Insights

Lloyd’s Market Outlook for 2022

Posted 10/12/2021 – Insights

Patrick Tiernan (Chief of Markets at Lloyd’s) and two of his senior colleagues from the Performance Management Directive (Peter Montanaro, Head of Market Oversight & Tony Chaudhry, Head of Performance Management) gave some outline information following the conclusion of the business planning process for 2022. He was keen to stress that the process had been much more constructive (and therefore quicker) than the process in 2021 (aided by face-to-face meetings). His desire was to see an improved robustness of business plans that included better modelling, more realistic loss expectations, increased planning transparency regarding sources of growth. The main areas of focus for 2022 include underwriting performance (which remains the number one priority) and expenses (in particular the cost of delegated authority business). Tiernan pointed out that Lloyd’s is allowing net exposure growth across the market for the first time in four years.

Tiernan explained that the outcomes of the planning processes had to balance the market conditions with the long-term aims of the Lloyd’s market. The goals for 2022 include a Net Combined Ratio (NCR) of less than 95% (in-line with the 2021 target), Gross Written Premium (GWP) of £43.7bn (+c15% vs. c£38.1bn for 2021) and an expense ratio of 35.9% (vs. c36.3% in 2021).

The growth in the Risk Adjusted Rate Change (RARC) for the market is expected to be lower than in 2021, but still positive. A slowing rate of increase , though, means that the cumulative impact of nearly 5 years of positive rate momentum can still be very significant as the increase earn through. Tiernan was quick to emphasise that the RARC expectations in business plans, however, were a floor not a target – not least because of the potentially challenging impact of inflation (particularly for liability lines). Tiernan was also optimistic of faster RARC growth for cat lines, given the recent US Hurricane and European flood losses and the lower availability of reinsurance capacity. This is also true of some non-cat lines, such as Financial & Professional Liability lines. Lloyd’s will also remain flexible with regards to mid-year pre-emptions if rate growth proves to be significantly higher than expected.

Importantly, Lloyd’s will continue to differentiate with regards to growth across the three syndicate classifications. This means that Light Touch syndicates will largely be granted exposure-driven growth, whilst High Touch syndicates will largely be granted rate-driven growth:

Lloyd’s will also continue to support innovative areas of underwriting, such as Cyber, where premium growth will be driven by individual syndicate track-records and expertise. This means that those syndicates judged to be the ‘best’ in this space have been granted c70% premium growth vs. an overall average of c30%, which is mainly made-up of rate:

Peter Montanaro then went on to explain the Lloyd’s transition from a rules based to principle based oversight in 2022. Given that Lloyd’s has approximately 750 rules for the managing agents and syndicates, he acknowledged that a more streamlined approach was needed that did not create more work for market participants. As such, Lloyd’s will assess outcomes rather than dictating processes, with the level of supervision determined by the categorisation of each syndicate. The new processes will start to be introduced towards the end of 2021, with full attestation to the principles in March 2023.

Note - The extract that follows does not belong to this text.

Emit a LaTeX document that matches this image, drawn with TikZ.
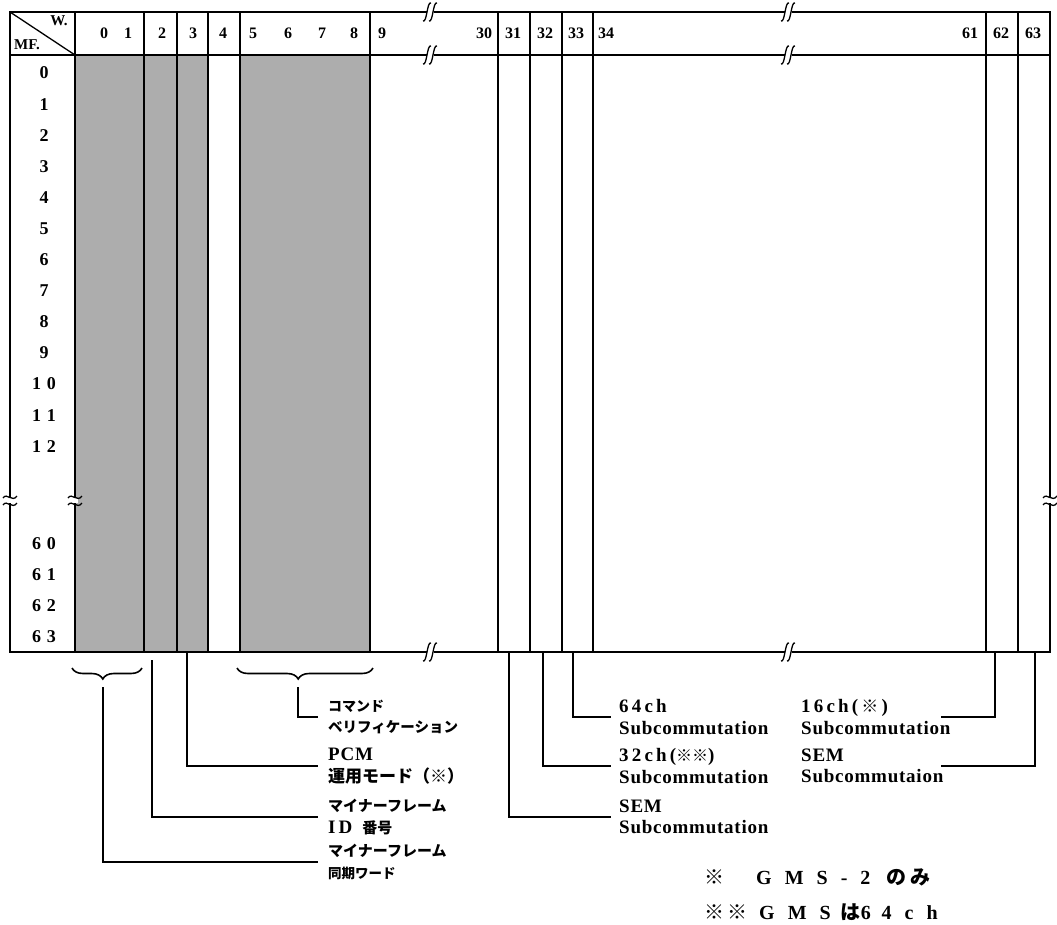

Tony Chaudhry then gave more detail on the attitude of Lloyd’s towards delegated authority business. Chaudhry explained that Lloyd’s would ask if the book is well underwritten, if it is priced sufficiently and if there is sufficient management information to allow for a full assessment of the book through time. Lloyd’s believes that there is significant scope for improvement of delegated authority, c30-40% of Lloyd’s GWP, in both performance and cost.

Alpha comment

We did not learn anything particularly new  or ground-breaking during the session, but the meeting did continue to stress those aspects that Alpha believes to be absolutely vital with regards to the future success of Lloyds, namely: (i) continued improvement in underwriting standards; (ii) further progress in risk adjusted rate increases; (iii) greater differentiation in the supervision of syndicates; and (iv) a continuing focus upon the market’s expense ratio. As such, we found the meeting reassuring and look forward to the 2022 year of account with a sense of optimism.